Second quarter statistics by BNR show that credit to the private sector dropped by as much as 24 percent. from Rwf94.4 billion in the first half of 2008 to Rwf71.7 billion in same period this year.
Regulators attribute the poor performance of the banks to the general economic slowdown of the economy at the beginning of the year due to the external shocks of the global recession.
“It is a problem remaining even in the second quarter. Banks have been obliged to make huge provisions cutting off increase in non-performing loans. But we do expect that this situation is changing beginning the third quarter of 2009,” Francois Kanimba,Central Bank governor told Business Times, pointing out that the liquidity crunch experienced in banking system in the last quarter of last year also worsened the condition.
Kanimba also said he was optimistic that banks will do better as there are signs of recovery in the economy.

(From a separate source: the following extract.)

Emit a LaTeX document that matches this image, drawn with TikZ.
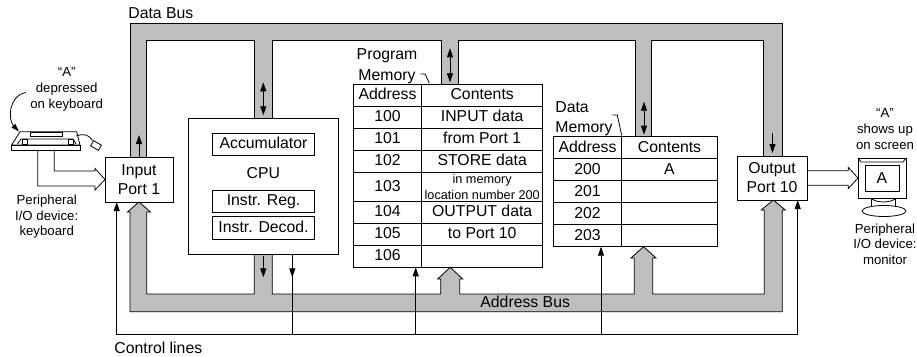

“The liquidity problem in the banking system has been addressed and the world economy is slowly recovering. A number of sectors which have been hit by the global economic recession are now recovering slowly,” Kanimba said.
The Central Bank has promised to strengthen supervision of banks in order to minimize risks within the banking sector. The institution recently instructed all banks to set risk management departments.
In a parallel interview with Business Times, Leonard Rugwabiza, an economist at African Development Bank, reaffirmed that the banking sector has recovered.
“I do not think the banks are in a serious problem now. The resources are there. I guess in one year or six months they will start thinking – we are back to normal so we can give credit/ begin to lend,” Rugwabiza said.
“These are positions that are quite new here, positions that they did not have before. The credit manager should be good enough. May be that is the problem we have – you got credit managers with one year experience – or even no experience,” he added.
According to the economist, weaknesses in risk management makes banks vulnerable to losses arising from bad debt as credit is extended to people who cannot manage it.
Rugwabiza argued that while the banks may be able to get to recover their money, it is not “good business” for the banking sector.
“Good business for the banks should be when you (client) succeed and you are able to pay me properly. If the credit manager actually did his job properly, things are okey- we should not get a problem but then you never survey the market,” he said.
“You know that this is going to work because risk management is about how this credit will revolve overtime, in one – 2 years. You even have to know the person’s managerial skills,” he said, adding that selling guarantees is not good business for the banks.
He also advised that banks should put in more effort to ensure their customers succeed as this will help them to recover their resources.
“The risk management is not good, only because they do not have staff,” he said, urging banks to recruit staff with reasonable experience in risk management.
Rugwabiza also pointed out that selling guarantees held by banks takes a long time, implying that the financial institution’s capital is held.